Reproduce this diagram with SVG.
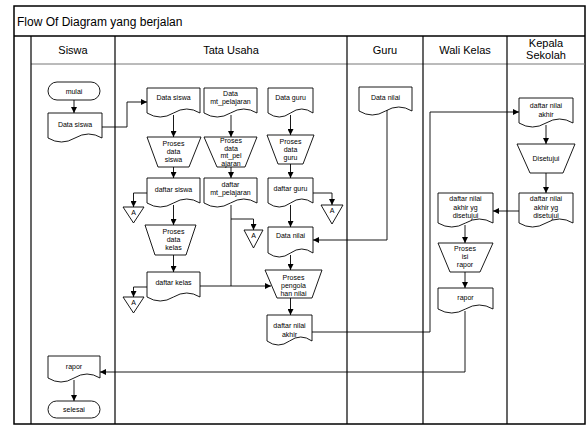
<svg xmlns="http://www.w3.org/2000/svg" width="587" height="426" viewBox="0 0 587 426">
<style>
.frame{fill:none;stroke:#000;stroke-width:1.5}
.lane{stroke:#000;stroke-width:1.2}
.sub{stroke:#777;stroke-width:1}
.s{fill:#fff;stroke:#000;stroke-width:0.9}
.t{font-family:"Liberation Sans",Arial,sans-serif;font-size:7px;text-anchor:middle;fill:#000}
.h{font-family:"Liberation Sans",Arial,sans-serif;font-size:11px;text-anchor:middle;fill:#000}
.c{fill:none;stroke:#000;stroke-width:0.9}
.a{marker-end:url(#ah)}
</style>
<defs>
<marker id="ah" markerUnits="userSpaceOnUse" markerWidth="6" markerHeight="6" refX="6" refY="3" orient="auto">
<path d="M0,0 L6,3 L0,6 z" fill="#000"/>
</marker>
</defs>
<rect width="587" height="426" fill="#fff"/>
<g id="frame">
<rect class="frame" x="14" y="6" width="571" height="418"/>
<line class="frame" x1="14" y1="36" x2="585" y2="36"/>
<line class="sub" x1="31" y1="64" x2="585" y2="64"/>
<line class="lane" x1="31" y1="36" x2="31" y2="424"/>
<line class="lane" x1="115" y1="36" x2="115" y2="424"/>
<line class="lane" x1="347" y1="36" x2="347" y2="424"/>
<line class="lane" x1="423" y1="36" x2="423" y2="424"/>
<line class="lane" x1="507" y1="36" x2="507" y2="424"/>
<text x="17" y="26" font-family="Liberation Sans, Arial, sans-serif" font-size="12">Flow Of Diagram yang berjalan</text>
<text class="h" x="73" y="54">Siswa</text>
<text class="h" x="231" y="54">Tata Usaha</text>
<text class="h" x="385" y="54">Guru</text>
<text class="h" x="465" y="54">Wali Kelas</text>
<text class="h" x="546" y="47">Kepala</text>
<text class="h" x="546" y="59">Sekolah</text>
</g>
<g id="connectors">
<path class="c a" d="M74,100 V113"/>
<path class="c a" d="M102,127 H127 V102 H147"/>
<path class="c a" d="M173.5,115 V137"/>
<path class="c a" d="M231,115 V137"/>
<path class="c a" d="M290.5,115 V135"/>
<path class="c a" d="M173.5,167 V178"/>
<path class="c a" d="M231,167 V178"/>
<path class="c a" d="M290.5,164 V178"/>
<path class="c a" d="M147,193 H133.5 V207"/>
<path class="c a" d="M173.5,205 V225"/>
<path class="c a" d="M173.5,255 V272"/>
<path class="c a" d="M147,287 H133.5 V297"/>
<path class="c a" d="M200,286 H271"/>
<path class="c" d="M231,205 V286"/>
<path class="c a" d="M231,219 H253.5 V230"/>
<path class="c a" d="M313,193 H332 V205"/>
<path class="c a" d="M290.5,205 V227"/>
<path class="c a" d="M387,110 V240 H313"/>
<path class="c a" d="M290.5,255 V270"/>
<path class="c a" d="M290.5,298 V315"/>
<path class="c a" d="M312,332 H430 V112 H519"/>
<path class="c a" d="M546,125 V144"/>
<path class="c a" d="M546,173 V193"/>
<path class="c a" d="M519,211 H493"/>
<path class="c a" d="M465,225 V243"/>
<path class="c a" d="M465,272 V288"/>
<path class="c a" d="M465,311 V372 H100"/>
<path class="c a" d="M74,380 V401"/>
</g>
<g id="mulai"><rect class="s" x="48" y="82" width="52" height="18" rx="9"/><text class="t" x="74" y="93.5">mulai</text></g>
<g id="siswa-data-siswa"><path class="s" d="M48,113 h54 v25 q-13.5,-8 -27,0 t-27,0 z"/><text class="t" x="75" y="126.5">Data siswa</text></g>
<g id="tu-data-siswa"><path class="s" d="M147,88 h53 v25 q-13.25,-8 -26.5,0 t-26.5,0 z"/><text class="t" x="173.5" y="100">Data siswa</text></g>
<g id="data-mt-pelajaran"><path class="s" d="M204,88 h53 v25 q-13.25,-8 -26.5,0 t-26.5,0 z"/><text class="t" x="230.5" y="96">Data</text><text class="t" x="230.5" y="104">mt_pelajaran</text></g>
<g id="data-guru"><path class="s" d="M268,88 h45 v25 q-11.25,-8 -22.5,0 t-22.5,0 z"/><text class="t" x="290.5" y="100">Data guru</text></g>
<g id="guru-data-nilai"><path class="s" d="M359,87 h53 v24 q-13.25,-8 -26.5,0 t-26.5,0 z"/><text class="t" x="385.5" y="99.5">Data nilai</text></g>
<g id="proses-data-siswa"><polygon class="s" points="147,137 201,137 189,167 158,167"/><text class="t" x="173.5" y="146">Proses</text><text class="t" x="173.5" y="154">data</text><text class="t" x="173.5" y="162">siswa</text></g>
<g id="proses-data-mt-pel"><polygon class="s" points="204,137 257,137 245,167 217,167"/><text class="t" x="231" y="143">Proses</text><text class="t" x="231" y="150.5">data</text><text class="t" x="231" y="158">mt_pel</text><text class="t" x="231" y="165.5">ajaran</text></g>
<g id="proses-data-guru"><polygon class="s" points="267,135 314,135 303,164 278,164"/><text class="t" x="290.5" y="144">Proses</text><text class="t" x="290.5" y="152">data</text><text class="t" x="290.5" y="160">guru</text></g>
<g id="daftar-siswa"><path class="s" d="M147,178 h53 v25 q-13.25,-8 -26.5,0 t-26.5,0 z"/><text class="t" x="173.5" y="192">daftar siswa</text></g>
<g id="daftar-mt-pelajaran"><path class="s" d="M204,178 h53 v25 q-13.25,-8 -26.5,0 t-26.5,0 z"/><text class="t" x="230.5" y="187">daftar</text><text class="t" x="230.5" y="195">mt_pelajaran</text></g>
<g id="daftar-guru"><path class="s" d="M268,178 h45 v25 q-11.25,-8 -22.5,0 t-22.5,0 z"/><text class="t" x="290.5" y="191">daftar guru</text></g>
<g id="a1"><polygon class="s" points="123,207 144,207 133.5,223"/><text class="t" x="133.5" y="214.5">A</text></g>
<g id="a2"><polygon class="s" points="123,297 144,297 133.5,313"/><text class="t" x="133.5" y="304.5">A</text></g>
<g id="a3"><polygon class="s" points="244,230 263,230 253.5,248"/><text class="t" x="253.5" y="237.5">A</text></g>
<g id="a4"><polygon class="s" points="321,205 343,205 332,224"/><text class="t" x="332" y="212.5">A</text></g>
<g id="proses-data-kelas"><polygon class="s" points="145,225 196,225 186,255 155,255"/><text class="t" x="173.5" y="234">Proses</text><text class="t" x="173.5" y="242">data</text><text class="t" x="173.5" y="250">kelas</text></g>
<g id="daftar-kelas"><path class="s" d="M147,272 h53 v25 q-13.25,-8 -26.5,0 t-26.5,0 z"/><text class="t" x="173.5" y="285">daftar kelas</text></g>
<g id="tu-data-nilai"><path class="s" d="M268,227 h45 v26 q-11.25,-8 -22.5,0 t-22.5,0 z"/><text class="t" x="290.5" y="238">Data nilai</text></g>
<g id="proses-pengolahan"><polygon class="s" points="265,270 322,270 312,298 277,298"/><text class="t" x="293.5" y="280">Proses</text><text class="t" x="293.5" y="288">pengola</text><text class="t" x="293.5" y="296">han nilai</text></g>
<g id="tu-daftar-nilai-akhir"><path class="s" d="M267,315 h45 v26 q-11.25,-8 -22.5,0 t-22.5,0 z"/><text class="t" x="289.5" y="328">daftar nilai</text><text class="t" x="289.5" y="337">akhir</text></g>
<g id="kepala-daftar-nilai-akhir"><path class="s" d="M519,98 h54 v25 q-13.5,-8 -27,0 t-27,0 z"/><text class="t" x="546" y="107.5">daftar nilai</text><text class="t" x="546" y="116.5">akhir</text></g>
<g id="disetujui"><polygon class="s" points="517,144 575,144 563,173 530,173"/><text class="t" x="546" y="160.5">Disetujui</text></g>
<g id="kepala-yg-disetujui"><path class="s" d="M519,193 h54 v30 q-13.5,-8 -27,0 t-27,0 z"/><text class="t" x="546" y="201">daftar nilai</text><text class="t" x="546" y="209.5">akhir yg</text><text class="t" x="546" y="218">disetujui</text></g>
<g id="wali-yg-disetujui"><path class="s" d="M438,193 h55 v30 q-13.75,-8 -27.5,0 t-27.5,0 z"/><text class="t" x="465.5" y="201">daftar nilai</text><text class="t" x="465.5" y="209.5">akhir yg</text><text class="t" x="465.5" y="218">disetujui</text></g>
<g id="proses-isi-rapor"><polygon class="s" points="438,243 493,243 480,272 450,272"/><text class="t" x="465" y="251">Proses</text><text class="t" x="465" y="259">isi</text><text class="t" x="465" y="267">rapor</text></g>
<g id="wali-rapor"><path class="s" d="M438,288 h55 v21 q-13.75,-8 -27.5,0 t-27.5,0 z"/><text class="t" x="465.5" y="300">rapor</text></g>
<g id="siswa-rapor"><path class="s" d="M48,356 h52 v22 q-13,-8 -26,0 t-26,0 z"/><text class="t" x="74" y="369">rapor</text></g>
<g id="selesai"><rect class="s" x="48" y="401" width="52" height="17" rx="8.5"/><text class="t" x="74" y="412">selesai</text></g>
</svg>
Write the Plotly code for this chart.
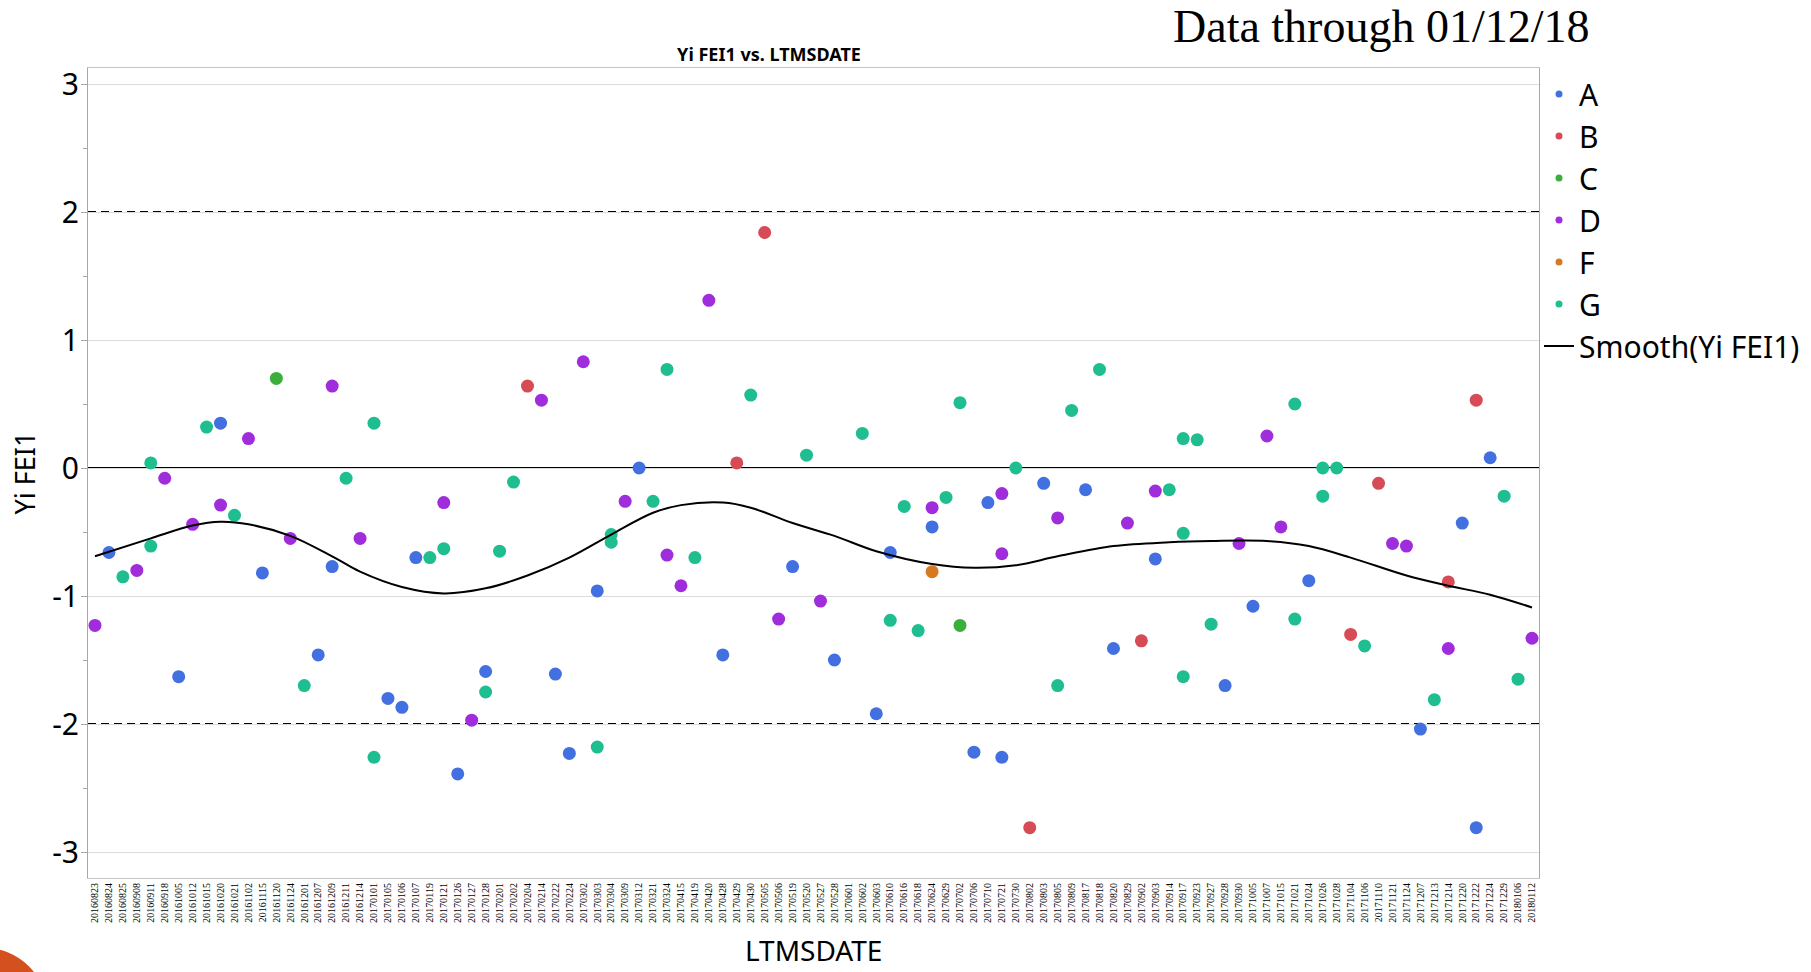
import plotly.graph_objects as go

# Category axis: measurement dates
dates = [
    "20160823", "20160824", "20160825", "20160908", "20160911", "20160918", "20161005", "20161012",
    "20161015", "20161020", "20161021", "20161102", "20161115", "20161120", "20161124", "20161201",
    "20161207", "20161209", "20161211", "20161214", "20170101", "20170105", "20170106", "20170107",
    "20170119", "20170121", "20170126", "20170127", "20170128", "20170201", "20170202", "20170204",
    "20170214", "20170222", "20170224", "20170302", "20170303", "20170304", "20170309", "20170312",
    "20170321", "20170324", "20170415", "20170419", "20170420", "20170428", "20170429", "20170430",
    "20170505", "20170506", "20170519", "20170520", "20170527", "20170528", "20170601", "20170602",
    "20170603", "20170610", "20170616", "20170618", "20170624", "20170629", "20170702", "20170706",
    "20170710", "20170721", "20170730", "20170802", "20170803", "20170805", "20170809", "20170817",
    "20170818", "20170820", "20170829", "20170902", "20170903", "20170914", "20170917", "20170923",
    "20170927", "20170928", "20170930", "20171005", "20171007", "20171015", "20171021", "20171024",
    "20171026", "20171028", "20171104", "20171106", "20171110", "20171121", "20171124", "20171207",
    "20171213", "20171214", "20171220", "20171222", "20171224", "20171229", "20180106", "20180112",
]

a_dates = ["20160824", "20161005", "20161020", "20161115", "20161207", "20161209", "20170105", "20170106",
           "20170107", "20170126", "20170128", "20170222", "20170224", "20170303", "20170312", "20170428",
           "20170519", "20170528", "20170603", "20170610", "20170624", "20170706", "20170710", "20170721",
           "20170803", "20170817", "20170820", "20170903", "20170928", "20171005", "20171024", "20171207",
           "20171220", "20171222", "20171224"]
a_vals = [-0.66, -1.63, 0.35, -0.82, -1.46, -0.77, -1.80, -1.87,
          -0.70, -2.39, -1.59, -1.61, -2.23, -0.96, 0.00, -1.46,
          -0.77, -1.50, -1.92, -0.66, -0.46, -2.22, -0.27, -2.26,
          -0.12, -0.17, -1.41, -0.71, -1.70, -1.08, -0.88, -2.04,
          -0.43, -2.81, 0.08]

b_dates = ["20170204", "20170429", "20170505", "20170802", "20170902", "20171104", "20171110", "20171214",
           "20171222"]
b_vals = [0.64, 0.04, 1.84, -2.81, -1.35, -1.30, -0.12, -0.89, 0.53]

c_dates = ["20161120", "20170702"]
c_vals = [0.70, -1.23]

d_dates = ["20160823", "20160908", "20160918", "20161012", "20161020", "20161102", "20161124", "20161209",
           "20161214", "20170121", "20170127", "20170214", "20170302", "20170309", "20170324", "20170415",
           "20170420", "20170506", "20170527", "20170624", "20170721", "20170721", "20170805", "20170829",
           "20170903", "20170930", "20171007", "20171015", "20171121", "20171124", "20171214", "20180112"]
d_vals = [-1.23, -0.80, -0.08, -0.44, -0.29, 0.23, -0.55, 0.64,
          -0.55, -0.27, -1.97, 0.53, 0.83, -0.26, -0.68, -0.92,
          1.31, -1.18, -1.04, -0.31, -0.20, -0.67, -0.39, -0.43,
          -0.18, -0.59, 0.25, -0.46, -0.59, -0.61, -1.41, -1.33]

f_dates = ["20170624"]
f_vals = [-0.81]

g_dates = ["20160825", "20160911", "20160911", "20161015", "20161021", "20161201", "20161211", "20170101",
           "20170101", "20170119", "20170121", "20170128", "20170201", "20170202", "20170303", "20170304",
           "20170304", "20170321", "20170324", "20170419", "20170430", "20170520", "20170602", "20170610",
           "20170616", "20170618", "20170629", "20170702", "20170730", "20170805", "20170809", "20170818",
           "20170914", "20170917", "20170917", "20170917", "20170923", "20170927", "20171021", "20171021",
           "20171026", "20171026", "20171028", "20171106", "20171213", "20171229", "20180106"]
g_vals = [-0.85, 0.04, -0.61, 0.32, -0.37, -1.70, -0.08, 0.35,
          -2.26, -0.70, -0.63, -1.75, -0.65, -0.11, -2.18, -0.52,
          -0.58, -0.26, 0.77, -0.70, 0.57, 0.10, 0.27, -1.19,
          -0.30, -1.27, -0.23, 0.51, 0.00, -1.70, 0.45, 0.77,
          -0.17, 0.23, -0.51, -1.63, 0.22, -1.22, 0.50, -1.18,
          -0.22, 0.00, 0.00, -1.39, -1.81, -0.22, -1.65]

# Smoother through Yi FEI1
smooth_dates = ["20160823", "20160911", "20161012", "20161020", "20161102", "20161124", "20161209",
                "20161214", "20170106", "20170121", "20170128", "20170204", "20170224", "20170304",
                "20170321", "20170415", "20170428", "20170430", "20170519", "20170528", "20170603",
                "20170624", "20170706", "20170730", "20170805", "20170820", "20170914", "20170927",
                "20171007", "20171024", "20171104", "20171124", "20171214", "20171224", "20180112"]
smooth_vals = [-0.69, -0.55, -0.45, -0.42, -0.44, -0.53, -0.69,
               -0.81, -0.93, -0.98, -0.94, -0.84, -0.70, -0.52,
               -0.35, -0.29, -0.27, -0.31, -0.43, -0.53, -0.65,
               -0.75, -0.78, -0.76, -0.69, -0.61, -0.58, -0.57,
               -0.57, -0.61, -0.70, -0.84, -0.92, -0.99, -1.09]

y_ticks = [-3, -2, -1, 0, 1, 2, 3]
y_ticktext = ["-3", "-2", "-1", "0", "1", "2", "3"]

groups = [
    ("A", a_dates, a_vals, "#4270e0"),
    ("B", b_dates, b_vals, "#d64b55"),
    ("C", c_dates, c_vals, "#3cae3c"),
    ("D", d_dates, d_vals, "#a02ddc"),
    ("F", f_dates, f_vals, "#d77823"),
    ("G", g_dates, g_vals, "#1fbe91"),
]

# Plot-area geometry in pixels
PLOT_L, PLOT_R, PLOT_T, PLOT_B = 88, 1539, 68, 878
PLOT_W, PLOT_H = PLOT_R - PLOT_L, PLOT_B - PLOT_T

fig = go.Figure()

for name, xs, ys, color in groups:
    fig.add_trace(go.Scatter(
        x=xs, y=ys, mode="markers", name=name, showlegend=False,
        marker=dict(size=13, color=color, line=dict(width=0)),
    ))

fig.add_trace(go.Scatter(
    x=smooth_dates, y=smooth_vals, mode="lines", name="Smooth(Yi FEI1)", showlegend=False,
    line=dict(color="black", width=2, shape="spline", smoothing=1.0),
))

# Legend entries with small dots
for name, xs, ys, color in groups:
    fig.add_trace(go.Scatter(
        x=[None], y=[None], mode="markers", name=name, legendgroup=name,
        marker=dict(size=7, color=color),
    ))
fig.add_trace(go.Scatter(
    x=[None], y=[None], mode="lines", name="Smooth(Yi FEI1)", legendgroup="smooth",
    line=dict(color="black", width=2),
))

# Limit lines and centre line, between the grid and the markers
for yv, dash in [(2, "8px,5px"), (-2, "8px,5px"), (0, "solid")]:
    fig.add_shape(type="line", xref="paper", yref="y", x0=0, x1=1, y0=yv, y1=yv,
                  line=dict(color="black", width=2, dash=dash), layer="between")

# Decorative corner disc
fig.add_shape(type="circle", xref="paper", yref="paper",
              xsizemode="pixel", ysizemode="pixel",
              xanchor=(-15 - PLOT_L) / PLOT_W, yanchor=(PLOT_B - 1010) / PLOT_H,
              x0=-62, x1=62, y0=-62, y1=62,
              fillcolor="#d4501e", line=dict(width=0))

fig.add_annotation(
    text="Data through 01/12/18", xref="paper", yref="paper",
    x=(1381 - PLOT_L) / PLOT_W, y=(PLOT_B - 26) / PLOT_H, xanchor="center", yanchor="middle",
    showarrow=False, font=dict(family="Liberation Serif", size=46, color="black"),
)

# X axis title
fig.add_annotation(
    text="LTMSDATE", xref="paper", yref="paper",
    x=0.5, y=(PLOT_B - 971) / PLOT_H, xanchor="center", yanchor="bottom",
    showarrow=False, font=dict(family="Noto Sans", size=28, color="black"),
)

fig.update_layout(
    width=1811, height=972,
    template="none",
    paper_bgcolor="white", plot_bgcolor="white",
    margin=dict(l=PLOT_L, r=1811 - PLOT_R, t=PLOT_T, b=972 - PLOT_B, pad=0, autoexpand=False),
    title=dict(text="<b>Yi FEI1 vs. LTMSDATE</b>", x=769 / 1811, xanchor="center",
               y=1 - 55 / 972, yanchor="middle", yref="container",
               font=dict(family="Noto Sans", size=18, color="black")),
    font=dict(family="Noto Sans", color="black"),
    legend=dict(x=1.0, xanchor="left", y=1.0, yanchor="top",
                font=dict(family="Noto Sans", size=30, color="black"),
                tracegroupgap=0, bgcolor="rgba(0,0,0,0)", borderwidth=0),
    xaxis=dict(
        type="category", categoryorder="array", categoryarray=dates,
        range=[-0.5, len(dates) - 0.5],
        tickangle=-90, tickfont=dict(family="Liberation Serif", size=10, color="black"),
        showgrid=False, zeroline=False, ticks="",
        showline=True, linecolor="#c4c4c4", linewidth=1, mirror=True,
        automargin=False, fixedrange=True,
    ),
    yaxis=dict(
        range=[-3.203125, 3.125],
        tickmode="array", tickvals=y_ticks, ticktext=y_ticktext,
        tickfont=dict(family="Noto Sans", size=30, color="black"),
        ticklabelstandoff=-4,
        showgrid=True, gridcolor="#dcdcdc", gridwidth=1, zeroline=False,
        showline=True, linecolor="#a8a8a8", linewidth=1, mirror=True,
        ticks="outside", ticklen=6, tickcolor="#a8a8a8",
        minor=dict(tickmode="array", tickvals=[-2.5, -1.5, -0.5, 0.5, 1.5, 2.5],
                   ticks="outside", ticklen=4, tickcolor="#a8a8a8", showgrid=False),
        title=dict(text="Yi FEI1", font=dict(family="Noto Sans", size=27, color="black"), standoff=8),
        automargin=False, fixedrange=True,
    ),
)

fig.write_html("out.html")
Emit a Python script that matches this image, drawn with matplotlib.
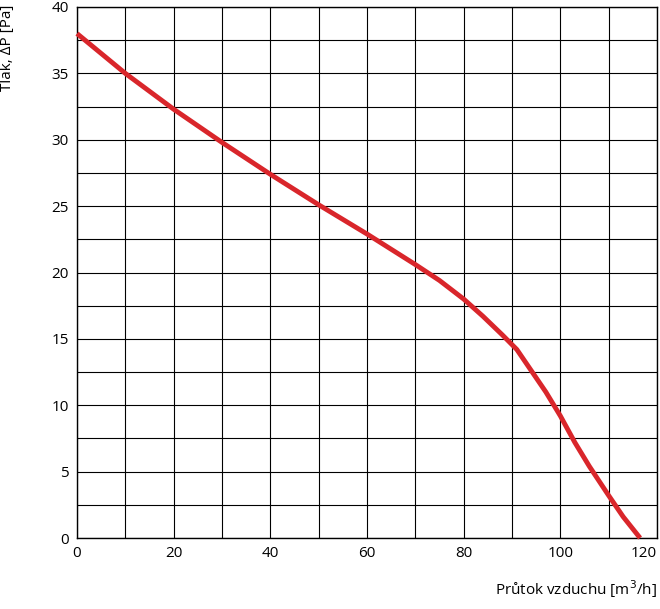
◇ ◇ ◇ ◇
SHORT EXERCISE
Start at the line above containing "Write the Plotly code for this chart." and stop at the line containing "import plotly.graph_objects as go": print those lines and everything between them exactly, but not the pictures.

EXERCISE RESPONSE
Write the Plotly code for this chart.
import plotly.graph_objects as go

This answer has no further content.